▸ Exercise goal: Give all the lines below again, exactly, with no pictures.

++++++++++

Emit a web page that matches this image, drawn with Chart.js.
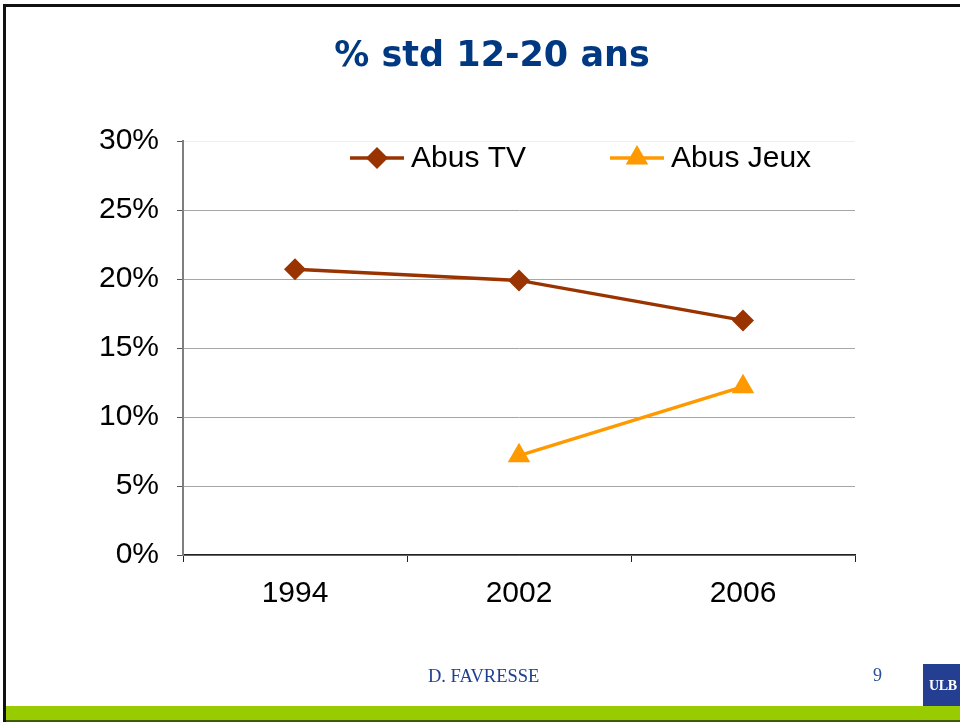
<!DOCTYPE html>
<html>
<head>
<meta charset="utf-8">
<script src="https://cdn.jsdelivr.net/npm/chart.js@4.4.0/dist/chart.umd.min.js"></script>
<style>
  html, body { margin: 0; padding: 0; background: #fff; }
  #slide { position: relative; width: 960px; height: 722px; overflow: hidden; background: #fff; }
  #chart { position: absolute; left: 0; top: 0; }
  .bar { position: absolute; }
  #title { position: absolute; left: 0; width: 984px; top: 34px; text-align: center;
    font: bold 35px "DejaVu Sans", Verdana, sans-serif; color: #003882; }
  #author { position: absolute; left: 428px; top: 666px; font: 18.5px "Liberation Serif", "Times New Roman", serif; color: #1f3f8f; }
  #page { position: absolute; left: 873px; top: 665px; font: 18px "Liberation Serif", "Times New Roman", serif; color: #2c4e9a; }
  #ulb { position: absolute; left: 923px; top: 664px; width: 37px; height: 42px; background: #243f91;
    color: #fff; font: bold 14px "Liberation Serif", serif; line-height: 44px; text-align: left; text-indent: 6px; white-space: nowrap; letter-spacing: -0.3px; }
</style>
</head>
<body>
<div id="slide">
  <canvas id="chart" width="960" height="722"></canvas>
  <div class="bar" style="left:3px;top:4px;width:957px;height:3px;background:#111;"></div>
  <div class="bar" style="left:3px;top:4px;width:3px;height:718px;background:#111;"></div>
  <div class="bar" style="left:6px;top:706px;width:954px;height:14px;background:#99cc00;"></div>
  <div class="bar" style="left:6px;top:720px;width:954px;height:2px;background:#3d5a00;"></div>
  <div id="title">% std 12-20 ans</div>
  <div id="author">D. FAVRESSE</div>
  <div id="page">9</div>
  <div id="ulb">ULB</div>
</div>
<script>
// data
const years = ['1994', '2002', '2006'];
const abusTV = [20.7, 19.9, 17.0];
const abusJeux = [null, 7.2, 12.2];
const yTicks = [0, 5, 10, 15, 20, 25, 30];

const FONT = '"Liberation Sans", Arial, sans-serif';

// legend drawn inside the plot area, like the original
const insideLegend = {
  id: 'insideLegend',
  afterDraw(chart) {
    const ctx = chart.ctx, a = chart.chartArea;
    const y = a.top + 17;
    const items = [
      { x: a.left + 167, ds: chart.data.datasets[0] },
      { x: a.left + 427, ds: chart.data.datasets[1] }
    ];
    ctx.save();
    items.forEach(it => {
      const ds = it.ds;
      ctx.strokeStyle = ds.borderColor;
      ctx.lineWidth = ds.borderWidth;
      ctx.beginPath();
      ctx.moveTo(it.x, y);
      ctx.lineTo(it.x + 54, y);
      ctx.stroke();
      const cx = it.x + 27, r = ds.pointRadius;
      ctx.fillStyle = ds.pointBackgroundColor;
      ctx.beginPath();
      if (ds.pointStyle === 'rectRot') {
        ctx.moveTo(cx, y - r); ctx.lineTo(cx + r, y); ctx.lineTo(cx, y + r); ctx.lineTo(cx - r, y);
      } else {
        ctx.moveTo(cx, y - r);
        ctx.lineTo(cx + r * Math.sin(2 * Math.PI / 3), y + r / 2);
        ctx.lineTo(cx - r * Math.sin(2 * Math.PI / 3), y + r / 2);
      }
      ctx.closePath();
      ctx.fill();
      ctx.fillStyle = '#000';
      ctx.font = '30px ' + FONT;
      ctx.textBaseline = 'middle';
      ctx.fillText(ds.label, it.x + 61, y + 1);
    });
    ctx.restore();
  }
};

new Chart(document.getElementById('chart').getContext('2d'), {
  type: 'line',
  data: {
    labels: years,
    datasets: [
      {
        label: 'Abus TV',
        data: abusTV,
        borderColor: '#993300',
        backgroundColor: '#993300',
        pointBackgroundColor: '#993300',
        pointBorderWidth: 0,
        borderWidth: 3.5,
        pointStyle: 'rectRot',
        pointRadius: 11,
        tension: 0
      },
      {
        label: 'Abus Jeux',
        data: abusJeux,
        borderColor: '#ff9900',
        backgroundColor: '#ff9900',
        pointBackgroundColor: '#ff9900',
        pointBorderWidth: 0,
        borderWidth: 3.5,
        pointStyle: 'triangle',
        pointRadius: 13,
        tension: 0
      }
    ]
  },
  options: {
    responsive: false,
    animation: false,
    events: [],
    layout: { padding: { left: 0, top: 141, right: 105, bottom: 0 } },
    plugins: {
      legend: { display: false },
      title: { display: false },
      tooltip: { enabled: false }
    },
    scales: {
      x: {
        offset: true,
        afterFit: s => { s.height = 167; },
        border: { color: '#222', width: 1.5 },
        grid: { offset: true, drawOnChartArea: false, drawTicks: true, tickLength: 7, color: '#222' },
        ticks: { color: '#000', font: { family: FONT, size: 30 }, padding: 14 }
      },
      y: {
        min: 0,
        max: 30,
        afterFit: s => { s.width = 183; },
        afterBuildTicks: s => { s.ticks = yTicks.map(v => ({ value: v })); },
        border: { color: '#7f7f7f', width: 2 },
        grid: {
          color: c => c.tick && c.tick.value === 30 ? '#eeeeee' : '#a6a6a6',
          tickColor: '#555',
          tickLength: 6,
          lineWidth: 1
        },
        ticks: {
          color: '#000',
          font: { family: FONT, size: 30 },
          padding: 18,
          callback: v => v + '%'
        }
      }
    }
  },
  plugins: [insideLegend]
});
</script>
</body>
</html>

++++++++++

▸ The answer:
Emit a web page that matches this image, drawn with Chart.js.
<!DOCTYPE html>
<html>
<head>
<meta charset="utf-8">
<script src="https://cdn.jsdelivr.net/npm/chart.js@4.4.0/dist/chart.umd.min.js"></script>
<style>
  html, body { margin: 0; padding: 0; background: #fff; }
  #slide { position: relative; width: 960px; height: 722px; overflow: hidden; background: #fff; }
  #chart { position: absolute; left: 0; top: 0; }
  .bar { position: absolute; }
  #title { position: absolute; left: 0; width: 984px; top: 34px; text-align: center;
    font: bold 35px "DejaVu Sans", Verdana, sans-serif; color: #003882; }
  #author { position: absolute; left: 428px; top: 666px; font: 18.5px "Liberation Serif", "Times New Roman", serif; color: #1f3f8f; }
  #page { position: absolute; left: 873px; top: 665px; font: 18px "Liberation Serif", "Times New Roman", serif; color: #2c4e9a; }
  #ulb { position: absolute; left: 923px; top: 664px; width: 37px; height: 42px; background: #243f91;
    color: #fff; font: bold 14px "Liberation Serif", serif; line-height: 44px; text-align: left; text-indent: 6px; white-space: nowrap; letter-spacing: -0.3px; }
</style>
</head>
<body>
<div id="slide">
  <canvas id="chart" width="960" height="722"></canvas>
  <div class="bar" style="left:3px;top:4px;width:957px;height:3px;background:#111;"></div>
  <div class="bar" style="left:3px;top:4px;width:3px;height:718px;background:#111;"></div>
  <div class="bar" style="left:6px;top:706px;width:954px;height:14px;background:#99cc00;"></div>
  <div class="bar" style="left:6px;top:720px;width:954px;height:2px;background:#3d5a00;"></div>
  <div id="title">% std 12-20 ans</div>
  <div id="author">D. FAVRESSE</div>
  <div id="page">9</div>
  <div id="ulb">ULB</div>
</div>
<script>
// data
const years = ['1994', '2002', '2006'];
const abusTV = [20.7, 19.9, 17.0];
const abusJeux = [null, 7.2, 12.2];
const yTicks = [0, 5, 10, 15, 20, 25, 30];

const FONT = '"Liberation Sans", Arial, sans-serif';

// legend drawn inside the plot area, like the original
const insideLegend = {
  id: 'insideLegend',
  afterDraw(chart) {
    const ctx = chart.ctx, a = chart.chartArea;
    const y = a.top + 17;
    const items = [
      { x: a.left + 167, ds: chart.data.datasets[0] },
      { x: a.left + 427, ds: chart.data.datasets[1] }
    ];
    ctx.save();
    items.forEach(it => {
      const ds = it.ds;
      ctx.strokeStyle = ds.borderColor;
      ctx.lineWidth = ds.borderWidth;
      ctx.beginPath();
      ctx.moveTo(it.x, y);
      ctx.lineTo(it.x + 54, y);
      ctx.stroke();
      const cx = it.x + 27, r = ds.pointRadius;
      ctx.fillStyle = ds.pointBackgroundColor;
      ctx.beginPath();
      if (ds.pointStyle === 'rectRot') {
        ctx.moveTo(cx, y - r); ctx.lineTo(cx + r, y); ctx.lineTo(cx, y + r); ctx.lineTo(cx - r, y);
      } else {
        ctx.moveTo(cx, y - r);
        ctx.lineTo(cx + r * Math.sin(2 * Math.PI / 3), y + r / 2);
        ctx.lineTo(cx - r * Math.sin(2 * Math.PI / 3), y + r / 2);
      }
      ctx.closePath();
      ctx.fill();
      ctx.fillStyle = '#000';
      ctx.font = '30px ' + FONT;
      ctx.textBaseline = 'middle';
      ctx.fillText(ds.label, it.x + 61, y + 1);
    });
    ctx.restore();
  }
};

new Chart(document.getElementById('chart').getContext('2d'), {
  type: 'line',
  data: {
    labels: years,
    datasets: [
      {
        label: 'Abus TV',
        data: abusTV,
        borderColor: '#993300',
        backgroundColor: '#993300',
        pointBackgroundColor: '#993300',
        pointBorderWidth: 0,
        borderWidth: 3.5,
        pointStyle: 'rectRot',
        pointRadius: 11,
        tension: 0
      },
      {
        label: 'Abus Jeux',
        data: abusJeux,
        borderColor: '#ff9900',
        backgroundColor: '#ff9900',
        pointBackgroundColor: '#ff9900',
        pointBorderWidth: 0,
        borderWidth: 3.5,
        pointStyle: 'triangle',
        pointRadius: 13,
        tension: 0
      }
    ]
  },
  options: {
    responsive: false,
    animation: false,
    events: [],
    layout: { padding: { left: 0, top: 141, right: 105, bottom: 0 } },
    plugins: {
      legend: { display: false },
      title: { display: false },
      tooltip: { enabled: false }
    },
    scales: {
      x: {
        offset: true,
        afterFit: s => { s.height = 167; },
        border: { color: '#222', width: 1.5 },
        grid: { offset: true, drawOnChartArea: false, drawTicks: true, tickLength: 7, color: '#222' },
        ticks: { color: '#000', font: { family: FONT, size: 30 }, padding: 14 }
      },
      y: {
        min: 0,
        max: 30,
        afterFit: s => { s.width = 183; },
        afterBuildTicks: s => { s.ticks = yTicks.map(v => ({ value: v })); },
        border: { color: '#7f7f7f', width: 2 },
        grid: {
          color: c => c.tick && c.tick.value === 30 ? '#eeeeee' : '#a6a6a6',
          tickColor: '#555',
          tickLength: 6,
          lineWidth: 1
        },
        ticks: {
          color: '#000',
          font: { family: FONT, size: 30 },
          padding: 18,
          callback: v => v + '%'
        }
      }
    }
  },
  plugins: [insideLegend]
});
</script>
</body>
</html>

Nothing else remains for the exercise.